Two employees working at Sleeping Giant stumbled upon the scene early Monday morning. The bear was discovered already deceased across the road from the Newton Spring Picnic Site. Wanting to remain anonymous but willing to talk to the Tribune, they said the scene was “a mess.”
“Honestly, there’s been a lot of different speculative theories about it. I assumed it was just hit. And then that’s as far as it got before it died,” the employee said.
They found the bear shortly after 8 a.m. Amy Fain-Gerber, a former Cody High School teacher and professional wildlife photographer who arrived on the scene a short time later, said state officials confirmed the bear was shot, dispelling rumors circulating online that it had been struck by a car — an unfortunate yet common occurrence in areas outside its boundaries of Yellowstone National Park.
Last year at least two grizzly bears were killed by motorists traveling on roads near Yellowstone. In September of 2021, three bears were killed in a single week after being hit by vehicles. Additional signage has often been added to the roadside to warn motorists of wildlife on the road.
“He was shot,” Fain-Gerber said game wardens told her. “I will never understand the mindset of someone who, practically from the road, would pull out a gun and shoot a grizzly bear.”
The former science teacher is often in the area and spoke to the officials, who asked if she saw anything suspicious. She hopes the investigation turns up some leads, saying the grizzly bear deserves justice.
“Grizzlies are the symbol of wilderness. They represent everything wild and free about this landscape. Their presence is what makes the Greater Yellowstone Region special and like no place else in the lower 48,” she said.
Hilary Cooley, species recovery coordinator for the U.S. Fish and Wildlife Service, said “we’re not able to comment on open law enforcement cases.”
“The Wyoming Game and Fish Department and the U.S. Fish and Wildlife Service are currently investigating this incident and no further detail is available at this time,” said Tara Hodges, spokesperson for the department.
Fain-Gerber is on the board of directors of Wyoming Wildlife Advocates and is worried the incident will send the wrong signal to those wanting to visit Wyoming and the world’s first national park — many of whom come for the charismatic creatures associated with the Greater Yellowstone Ecosystem.
Debate raged after reports made their way online.
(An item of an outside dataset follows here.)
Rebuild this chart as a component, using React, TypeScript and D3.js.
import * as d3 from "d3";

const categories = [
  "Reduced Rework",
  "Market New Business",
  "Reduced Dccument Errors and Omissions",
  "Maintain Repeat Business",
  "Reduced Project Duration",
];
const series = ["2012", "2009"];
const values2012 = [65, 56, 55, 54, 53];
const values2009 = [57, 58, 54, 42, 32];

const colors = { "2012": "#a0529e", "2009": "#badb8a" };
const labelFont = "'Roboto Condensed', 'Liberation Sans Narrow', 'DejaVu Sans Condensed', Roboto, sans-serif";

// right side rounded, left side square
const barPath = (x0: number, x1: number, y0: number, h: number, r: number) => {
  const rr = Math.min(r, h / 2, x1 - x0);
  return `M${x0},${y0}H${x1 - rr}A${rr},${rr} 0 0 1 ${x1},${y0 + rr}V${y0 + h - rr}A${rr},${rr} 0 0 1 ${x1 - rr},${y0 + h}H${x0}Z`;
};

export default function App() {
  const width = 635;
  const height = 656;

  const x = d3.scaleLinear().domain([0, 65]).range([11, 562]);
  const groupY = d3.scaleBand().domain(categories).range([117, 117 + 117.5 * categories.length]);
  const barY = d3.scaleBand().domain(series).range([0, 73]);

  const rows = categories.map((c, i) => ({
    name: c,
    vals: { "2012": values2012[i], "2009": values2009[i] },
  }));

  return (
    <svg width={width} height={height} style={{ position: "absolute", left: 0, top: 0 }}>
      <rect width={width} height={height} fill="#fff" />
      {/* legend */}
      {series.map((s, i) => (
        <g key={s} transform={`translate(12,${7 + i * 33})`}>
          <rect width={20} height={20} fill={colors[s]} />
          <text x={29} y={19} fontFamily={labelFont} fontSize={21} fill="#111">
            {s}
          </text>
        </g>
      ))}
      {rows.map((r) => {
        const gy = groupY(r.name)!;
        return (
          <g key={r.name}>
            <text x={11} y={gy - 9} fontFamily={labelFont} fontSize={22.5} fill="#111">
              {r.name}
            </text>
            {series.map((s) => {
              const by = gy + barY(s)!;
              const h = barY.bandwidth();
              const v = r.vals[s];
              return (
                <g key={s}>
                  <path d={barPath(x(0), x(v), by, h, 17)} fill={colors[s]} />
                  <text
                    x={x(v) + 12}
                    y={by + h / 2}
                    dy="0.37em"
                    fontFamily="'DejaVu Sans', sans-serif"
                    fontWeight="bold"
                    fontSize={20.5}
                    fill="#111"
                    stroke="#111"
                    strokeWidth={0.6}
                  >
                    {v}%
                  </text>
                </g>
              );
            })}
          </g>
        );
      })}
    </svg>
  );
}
Most replies protested the loss of the large grizzly. Others were less than upset.
While responding to the report on the Wapiti Whisperer’s Facebook page, an account owned by Sabrina KalimanHanson, a rural Postal Service carrier who lives in Cody, said “One less bear doesn’t hurt my feelings.”
Other posts made public about the incident complained that the killing might delay a hunting season for the species when they are removed from protections under the Endangered Species Act.
“This is not who we are,” Fain-Gerber said. “Unfortunately, there’s this reputation of Park County as wildlife hating people. And yes, those vocal minorities definitely make it appear that way. But they don’t represent us.”
Fain-Gerber said state officials canvassed the area looking for evidence.
Wyoming Game and Fish Department large carnivore biologists and game wardens work closely with the Fish and Wildlife Service in the management of the species. Last year there were 37 grizzly bear mortalities reported by the U.S. Geological Survey in the Greater Yellowstone Ecosystem, which includes portions of Montana, Idaho and Wyoming.
Twenty-five of those mortalities were bears lethally removed from the ecosystem for conflicts with livestock and humans. There are an additional 11 mortalities still under investigation, bringing the total to 48.
Black bear hunting season in the area opened May 1.
There have been isolated cases of hunters mistaking grizzlies for black bears in years past, though it is illegal to shoot or attempt to kill any wildlife from any public road or highway.